In aperture priority mode, the photographer determines the f-stop setting manually while the camera sets the remaining exposure variables. The main purpose of using this mode is to control for depth of field in a scene. However, unlike portrait or landscape modes, the photographer retains total control of the aperture.

Shutter Priority Mode

In shutter priority mode, the photographer sets the shutter speed while the camera sets all the remaining exposure variables. This mode is used when the photographer wants to retain precise control of exposure time. For example, when shooting a waterfall, a slow shutter speed can be set in order to accentuate motion by blurring the water while the surrounding area of the scene remains sharp (see Figures 10.26 – 10.28).
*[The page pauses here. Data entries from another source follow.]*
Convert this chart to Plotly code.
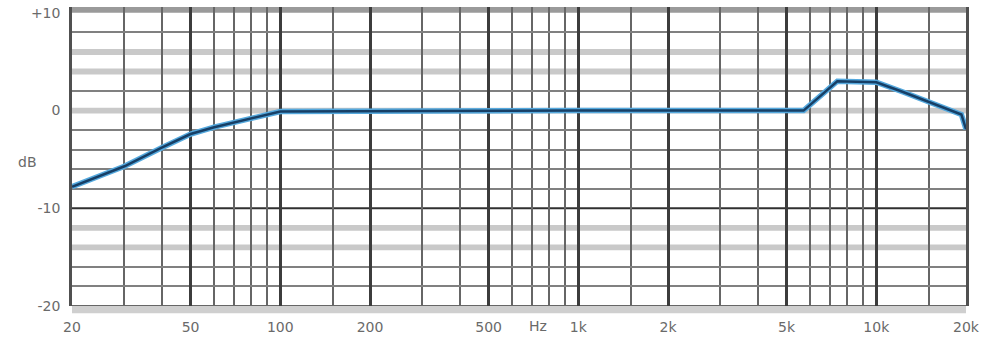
import math
import plotly.graph_objects as go

# Frequency response (dB vs Hz)
freq_hz = [20, 30, 40, 50, 60, 70, 80, 90, 100, 1000, 5700, 7400, 10000, 12300, 15000, 17900, 19300, 20000]
level_db = [-7.8, -5.7, -3.8, -2.4, -1.7, -1.2, -0.8, -0.4, -0.1, 0.0, 0.0, 3.0, 2.9, 1.9, 0.9, 0.0, -0.4, -1.9]

# Axis labelling
x_major = [20, 50, 100, 200, 500, 1000, 2000, 5000, 10000, 20000]
x_major_text = ["20", "50", "100", "200", "500", "1k", "2k", "5k", "10k", "20k"]
x_minor = [30, 40, 60, 70, 80, 90, 150, 300, 400, 600, 700, 800, 900, 1500,
           3000, 4000, 6000, 7000, 8000, 9000, 15000]
y_ticks = [10, 0, -10, -20]
y_tick_text = ["+10", "0", "-10", "-20"]
y_thin = [8, 2, -2, -4, -6, -8, -16, -18]
y_bands = [6, 4, 0, -12, -14]

fig = go.Figure()

# light halo + dark core of the response curve
fig.add_trace(go.Scatter(x=freq_hz, y=level_db, mode="lines",
                         line=dict(color="#55a9de", width=5.5), hoverinfo="skip"))
fig.add_trace(go.Scatter(x=freq_hz, y=level_db, mode="lines",
                         line=dict(color="#173f66", width=2.5)))

shapes = []
# wide light-grey bands
for yv in y_bands:
    shapes.append(dict(type="rect", xref="paper", x0=0, x1=1, yref="y",
                       y0=yv - 0.3, y1=yv + 0.3, fillcolor="#c9c9c9",
                       line=dict(width=0), layer="below"))
# top border band
shapes.append(dict(type="rect", xref="paper", x0=0, x1=1, yref="y",
                   y0=10, y1=10.6, fillcolor="#9a9a9a",
                   line=dict(width=0), layer="below"))
# bottom border band
shapes.append(dict(type="rect", xref="paper", x0=0, x1=1, yref="paper",
                   y0=-0.024, y1=0, fillcolor="#cfcfcf",
                   line=dict(width=0), layer="below"))
# heavy -10 dB and -20 dB lines
shapes.append(dict(type="line", xref="paper", x0=0, x1=1, yref="y", y0=-10, y1=-10,
                   line=dict(color="#303030", width=2), layer="between"))
shapes.append(dict(type="line", xref="paper", x0=0, x1=1, yref="y", y0=-20, y1=-20,
                   line=dict(color="#666666", width=2), layer="between"))

fig.update_layout(
    width=985, height=337,
    margin=dict(l=72, r=19, t=7, b=31),
    paper_bgcolor="white", plot_bgcolor="white",
    showlegend=False,
    shapes=shapes,
    font=dict(family="DejaVu Sans", size=14, color="#6a6a6a"),
    annotations=[
        dict(text="dB", xref="paper", yref="paper", x=-0.050, y=0.482,
             showarrow=False, xanchor="center", yanchor="middle",
             font=dict(size=14, color="#6a6a6a")),
        dict(text="Hz", xref="x", yref="paper", x=math.log10(733), y=-0.066,
             showarrow=False, xanchor="center", yanchor="middle",
             font=dict(size=14, color="#6a6a6a")),
    ],
)

fig.update_xaxes(
    type="log", automargin=False,
    range=[math.log10(20), math.log10(20000)],
    tickmode="array", tickvals=x_major, ticktext=x_major_text,
    showgrid=True, gridcolor="#3c3c3c", gridwidth=2.5,
    ticks="outside", ticklen=8, tickcolor="rgba(0,0,0,0)",
    minor=dict(tickmode="array", tickvals=x_minor, showgrid=True,
               gridcolor="#666666", gridwidth=1.7, ticks=""),
    showline=False, zeroline=False,
)

fig.update_yaxes(
    automargin=False,
    range=[-20, 10.6],
    tickmode="array", tickvals=y_ticks, ticktext=y_tick_text,
    showgrid=False, zeroline=False,
    ticks="outside", ticklen=6, tickcolor="rgba(0,0,0,0)",
    minor=dict(tickmode="array", tickvals=y_thin, showgrid=True,
               gridcolor="#808080", gridwidth=1.7, ticks=""),
    showline=True, linecolor="#505050", linewidth=2.5, mirror=True,
)

fig.write_html("out.html")
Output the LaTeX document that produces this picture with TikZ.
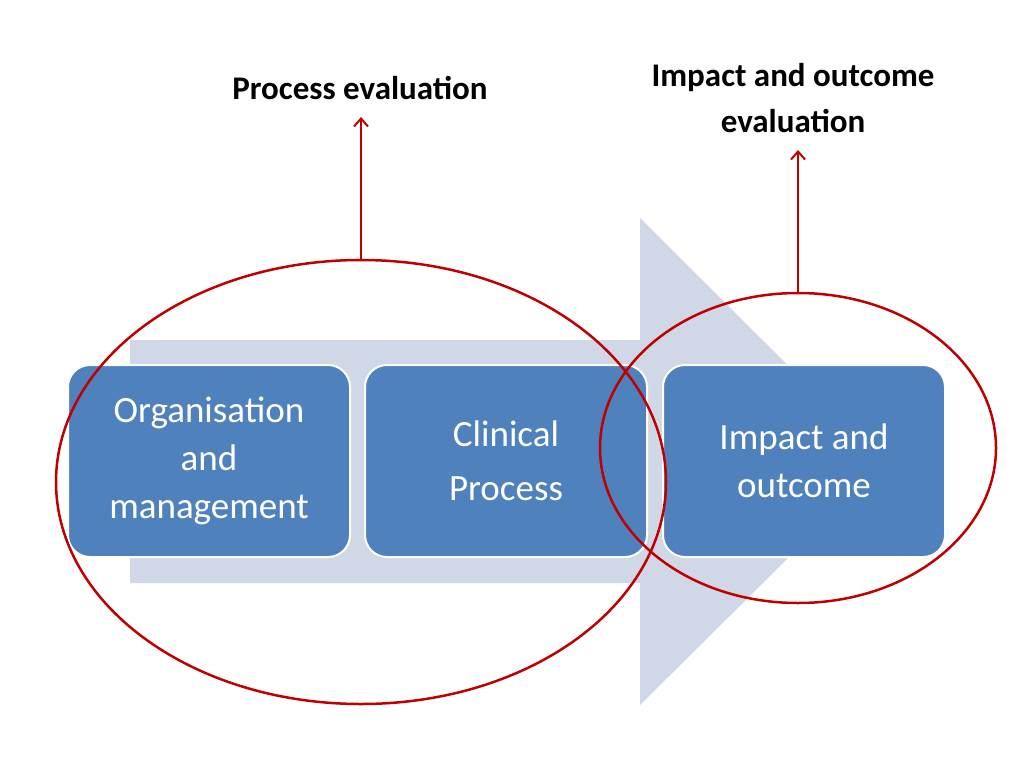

Using a fast shutter speed on the same scene can result in the effect of suspended droplets of water hovering in midair for heightened effect.

Program Mode

Some cameras offer a program mode setting in which the camera determines the correct settings for aperture and shutter speed while allowing the photographer access to other controls like ISO, white balance, flash, and so on.

Renaming Images

Digital cameras usually assign rather meaningless names to image files. Renaming your image files is one of the first and most important things you can do to bring a sense of order and uniformity to a collection of related images. Programs such as Adobe Bridge and Apple’s Aperture can help automate this process. When you rename the files, consider using a standard prefix for related images. For example, for a group of photos taken of Beth on her birthday in 2006, you could use beth_ bd06_ as the prefix. As discussed in chapter 7, “Web Design,” use lowercase names if you plan to use the images online. Similarly, use an underscore instead of a space when you want to separate the character elements in a file name. After establishing the prefix, you need to make the remaining part of the file names sequential. This is where using a program to automate the process really helps. In some cases, you may be able to use part of the file name generated by the camera. This is very helpful for preserving the chronological order of the collection.

Image Folders

Try to avoid the habit of storing all your digital images in a single master folder. As your image library grows, the folder will swell, and it will become increasingly difficult for you to navigate such a large collection of files in one location. A better method is to use subfolders to store related sets of images. Some of the same naming strategies we’ve discussed so far can be applied to the naming of image sub-folders. Sorting images into subfolders according to project or client name, subject name, or event title will help alleviate a great deal of confusion and expedite locating image assets.